Submission would be strengthened with more detail on survey training, how and when the survey can be implemented (and where this is during routine care delivery), and whether there will be any implementation guidance provided. The committee should seek clarification regarding who would collect the data once the measure is implemented in HCBS agencies, when the data will be collected, and how.
Scientific Acceptability
Strengths
- The developer explained the internal consistency and test-retest used to assess data element reliability. Data used for testing were collected within the past five years. The developer reported internal consistency of 0.92 and test-retest reliability (Pearson correlation) of 0.94, which are above their respective thresholds.
Limitations
- It was unclear whether, for each patient, the same interviewer conducted the initial and follow-up interviews used for the test-retest reliability. If not, may need to provide some explanation for why that would not bias the results.
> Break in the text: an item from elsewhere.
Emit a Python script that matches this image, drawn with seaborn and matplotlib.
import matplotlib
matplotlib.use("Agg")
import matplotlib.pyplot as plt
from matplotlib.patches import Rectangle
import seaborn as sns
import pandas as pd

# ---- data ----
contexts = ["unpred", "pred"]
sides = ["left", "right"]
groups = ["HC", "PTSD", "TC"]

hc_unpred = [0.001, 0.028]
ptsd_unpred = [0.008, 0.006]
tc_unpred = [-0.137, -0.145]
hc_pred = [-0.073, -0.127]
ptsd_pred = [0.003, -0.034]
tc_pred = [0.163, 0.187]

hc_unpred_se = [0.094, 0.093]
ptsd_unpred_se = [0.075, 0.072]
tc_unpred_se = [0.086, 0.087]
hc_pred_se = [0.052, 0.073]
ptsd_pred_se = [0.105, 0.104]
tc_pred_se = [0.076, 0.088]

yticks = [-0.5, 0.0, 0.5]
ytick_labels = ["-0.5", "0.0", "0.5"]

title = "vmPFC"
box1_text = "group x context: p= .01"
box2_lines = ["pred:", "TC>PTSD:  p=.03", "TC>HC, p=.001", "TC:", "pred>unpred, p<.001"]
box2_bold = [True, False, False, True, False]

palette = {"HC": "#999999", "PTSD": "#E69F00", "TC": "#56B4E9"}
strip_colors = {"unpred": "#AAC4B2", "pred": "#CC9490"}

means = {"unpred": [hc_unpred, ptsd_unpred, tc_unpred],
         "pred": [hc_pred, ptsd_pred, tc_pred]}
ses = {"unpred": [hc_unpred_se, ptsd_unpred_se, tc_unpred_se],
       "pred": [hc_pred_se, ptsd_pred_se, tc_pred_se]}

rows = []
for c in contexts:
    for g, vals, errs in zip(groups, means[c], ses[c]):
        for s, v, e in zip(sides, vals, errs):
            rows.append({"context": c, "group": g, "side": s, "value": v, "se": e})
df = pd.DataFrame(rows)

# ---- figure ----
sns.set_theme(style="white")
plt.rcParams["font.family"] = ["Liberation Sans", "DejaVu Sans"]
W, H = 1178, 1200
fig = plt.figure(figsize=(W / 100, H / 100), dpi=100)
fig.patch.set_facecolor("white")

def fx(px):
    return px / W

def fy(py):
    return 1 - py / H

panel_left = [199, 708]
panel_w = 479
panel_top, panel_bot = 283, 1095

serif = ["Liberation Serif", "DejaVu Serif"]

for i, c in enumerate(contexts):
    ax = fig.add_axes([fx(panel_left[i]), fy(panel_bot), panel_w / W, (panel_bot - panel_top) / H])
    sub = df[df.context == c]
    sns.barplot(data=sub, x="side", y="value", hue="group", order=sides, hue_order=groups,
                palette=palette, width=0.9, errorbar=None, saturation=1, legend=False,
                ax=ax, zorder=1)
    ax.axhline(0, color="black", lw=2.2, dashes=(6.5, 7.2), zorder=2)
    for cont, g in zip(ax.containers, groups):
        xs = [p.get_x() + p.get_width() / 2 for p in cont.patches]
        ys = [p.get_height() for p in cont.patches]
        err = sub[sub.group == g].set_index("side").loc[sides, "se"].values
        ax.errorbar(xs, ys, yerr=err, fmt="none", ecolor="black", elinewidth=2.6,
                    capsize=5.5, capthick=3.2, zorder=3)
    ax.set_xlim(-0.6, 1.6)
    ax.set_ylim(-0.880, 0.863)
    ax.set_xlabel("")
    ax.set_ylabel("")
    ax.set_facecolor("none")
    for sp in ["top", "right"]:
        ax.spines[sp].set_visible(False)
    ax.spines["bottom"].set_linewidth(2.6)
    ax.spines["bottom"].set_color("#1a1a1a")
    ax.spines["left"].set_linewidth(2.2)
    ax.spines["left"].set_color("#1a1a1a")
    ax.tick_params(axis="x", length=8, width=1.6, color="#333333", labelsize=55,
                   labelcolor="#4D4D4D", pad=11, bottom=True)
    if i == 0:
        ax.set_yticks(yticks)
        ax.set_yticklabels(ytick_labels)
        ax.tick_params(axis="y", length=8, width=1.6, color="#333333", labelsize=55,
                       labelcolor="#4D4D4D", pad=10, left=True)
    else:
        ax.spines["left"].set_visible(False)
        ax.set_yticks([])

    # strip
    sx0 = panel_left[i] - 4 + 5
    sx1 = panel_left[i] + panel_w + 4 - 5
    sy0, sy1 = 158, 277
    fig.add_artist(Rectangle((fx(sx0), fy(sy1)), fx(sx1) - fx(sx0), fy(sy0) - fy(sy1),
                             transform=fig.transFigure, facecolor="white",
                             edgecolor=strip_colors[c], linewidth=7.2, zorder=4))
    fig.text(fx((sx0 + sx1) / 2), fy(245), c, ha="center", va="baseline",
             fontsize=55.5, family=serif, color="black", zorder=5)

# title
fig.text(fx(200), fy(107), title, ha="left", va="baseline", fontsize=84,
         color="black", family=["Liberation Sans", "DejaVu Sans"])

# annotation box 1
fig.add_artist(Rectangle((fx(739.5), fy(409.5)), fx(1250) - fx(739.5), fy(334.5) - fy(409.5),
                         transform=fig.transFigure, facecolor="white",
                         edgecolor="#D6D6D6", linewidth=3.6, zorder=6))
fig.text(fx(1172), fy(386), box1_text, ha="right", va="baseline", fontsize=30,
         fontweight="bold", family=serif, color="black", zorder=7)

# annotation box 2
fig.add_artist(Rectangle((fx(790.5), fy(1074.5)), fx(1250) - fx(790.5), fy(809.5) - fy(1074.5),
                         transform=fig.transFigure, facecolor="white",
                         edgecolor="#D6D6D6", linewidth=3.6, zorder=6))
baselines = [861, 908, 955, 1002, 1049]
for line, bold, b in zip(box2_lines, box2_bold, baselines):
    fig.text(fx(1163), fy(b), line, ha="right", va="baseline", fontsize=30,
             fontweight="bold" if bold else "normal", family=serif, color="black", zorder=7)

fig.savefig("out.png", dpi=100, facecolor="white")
It was unclear how many patients, and from how many entities, were included in the test-retest reliability testing. The R output provided states the number of subjects as 23, which seems low. The penultimate sentence from section 5.2.2 was unclear. It stated "The sample size used was the average number of complete responses across all items."
Rationale
- The developer reported data element-level reliability based on data collected within the last five years. Report internal consistency and test-retest reliability were above the thresholds of 0.7 and 0.5, respectively. Some clarification is needed about whether the same interviewer was used for test and retest interviews for a particular patient; the number of patients included for testing; and the penultimate sentence in section 5.2.2.
Strengths
- Validity: Construct validity of measure outcomes was evaluated with parallel analysis (PA) via scree plots as well as exploratory factor analysis (EFA). Results supported the instrument's construction.
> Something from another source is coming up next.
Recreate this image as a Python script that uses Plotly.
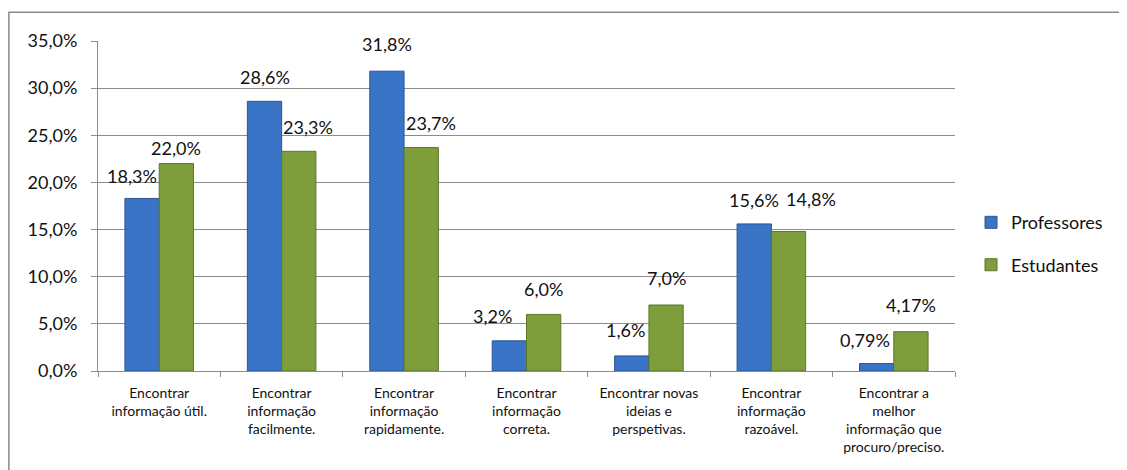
import plotly.graph_objects as go

categories = [
    "Encontrar<br>informação útil.",
    "Encontrar<br>informação<br>facilmente.",
    "Encontrar<br>informação<br>rapidamente.",
    "Encontrar<br>informação<br>correta.",
    "Encontrar novas<br>ideias e<br>perspetivas.",
    "Encontrar<br>informação<br>razoável.",
    "Encontrar a<br>melhor<br>informação que<br>procuro/preciso.",
]
professores = [18.3, 28.6, 31.8, 3.2, 1.6, 15.6, 0.79]
estudantes = [22.0, 23.3, 23.7, 6.0, 7.0, 14.8, 4.17]
y_ticks = [0, 5, 10, 15, 20, 25, 30, 35]

# data-label placement tweaks (pixels), mimicking the manually moved labels
prof_label_dx = [-10, 0, 0, -17, -6, 0, -12]
prof_label_dy = [9, 11, 14, 12, 13, 11, 11]
est_label_dx = [0, 9, 10, 0, 0, 22, 0]
est_label_dy = [3, 11, 12, 12, 14, 19, 14]


def fmt(v):
    s = f"{v:.1f}" if round(v, 1) == v else f"{v:.2f}"
    return s.replace(".", ",") + "%"


FONT = "Lato, 'Open Sans', sans-serif"
BARGAP = 0.44
half = (1 - BARGAP) / 4  # offset of each bar centre from category centre

fig = go.Figure()
fig.add_trace(go.Bar(
    name="Professores", x=categories, y=professores,
    marker=dict(color="#3a74c6", line=dict(color="#2a5590", width=1)),
    legendgroup="p",
))
fig.add_trace(go.Bar(
    name="Estudantes", x=categories, y=estudantes,
    marker=dict(color="#7e9e3c", line=dict(color="#5c7628", width=1)),
    legendgroup="e",
))

annotations = []
for i, v in enumerate(professores):
    annotations.append(dict(x=i - half, y=v, text=fmt(v), showarrow=False,
                            xanchor="center", yanchor="bottom",
                            xshift=prof_label_dx[i], yshift=prof_label_dy[i],
                            font=dict(size=18, family=FONT, color="#111")))
for i, v in enumerate(estudantes):
    annotations.append(dict(x=i + half, y=v, text=fmt(v), showarrow=False,
                            xanchor="center", yanchor="bottom",
                            xshift=est_label_dx[i], yshift=est_label_dy[i],
                            font=dict(size=18, family=FONT, color="#111")))

fig.update_layout(
    width=1119, height=462,
    margin=dict(l=90, r=172, t=33, b=99, autoexpand=False),
    paper_bgcolor="white", plot_bgcolor="white",
    barmode="group", bargap=BARGAP, bargroupgap=0,
    font=dict(family=FONT, color="#111"),
    showlegend=True,
    legend=dict(x=1.0187, y=0.386, xanchor="left", yanchor="middle",
                font=dict(size=18, family=FONT), tracegroupgap=16,
                traceorder="grouped", itemwidth=30),
    annotations=annotations,
    shapes=[dict(type="rect", xref="paper", yref="paper",
                 x0=-0.104, x1=1.4, y0=-0.6, y1=1.087,
                 line=dict(color="#8a8a8a", width=1.5), layer="below")],
)
fig.update_yaxes(
    range=[0, 35], tickvals=y_ticks, ticktext=[fmt(float(t)) for t in y_ticks],
    showgrid=True, gridcolor="#8c8c8c", gridwidth=1, automargin=False,
    showline=True, linecolor="#8c8c8c", ticks="outside", ticklen=6,
    tickcolor="#8c8c8c", tickfont=dict(size=18, family=FONT, color="#111"),
    ticklabelstandoff=10, zeroline=False,
)
fig.update_xaxes(
    showline=True, linecolor="#8c8c8c", ticks="outside", ticklen=5,
    tickcolor="#8c8c8c", tickson="boundaries", automargin=False,
    tickfont=dict(size=14, family=FONT, color="#111"),
    ticklabelstandoff=9,
)

fig.write_html("out.html")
- Risk Adjustment (RA): The developer applied stratification to measure results by functional disability based on a conceptual model supported by literature and expert panels. Stratification was conducted to ensure fair comparisons and to enhance measure accuracy by accounting for differences in patient characteristics.
Limitations
- Validity: None identified.
- RA: Statistical analysis noted no meaningful differences in measure score between stratified categories. Additional risk variables were considered and included in conceptual model, but not analyzed due to lack of data availability.
Rationale
- Met justification (validity): The developer performed the required validity testing for this new measure, and validity testing results supported the instrument's construction.
- Met justification (RA): Stratification was applied to manage potential differences due to patient characteristics, supported by scientific literature and TEP findings. As additional entity-level data become available, future risk analyses including functional disability and other proposed risk factors are warranted to demonstrate that stratification ensures fair comparisons and enhances measure accuracy.
Use and Usability
Strengths
- The measure is not currently in use, but the developer indicates a plan for use in Quality Improvement with Benchmarking (external benchmarking to multiple organizations) and Quality Improvement (Internal to the specific organization).
Limitations
- The developer argues that accountable entities can use the measure results to improve performance. However, the guidance on implementing these actions is vague and lacks specificity.
Rationale
- For initial endorsement, there is a plan for use in at least one accountability application. However, it is unclear how accountable entities can improve their performance.
- The logic model notes key activities, such as person-centered services, training and education, and training and technical assistance. The submission could be strengthened by describing how the performance scores could be used to inform such activities and how the entities would go about securing this access to resources.
Public Comments
No public comments received…
No public comments received on this measure.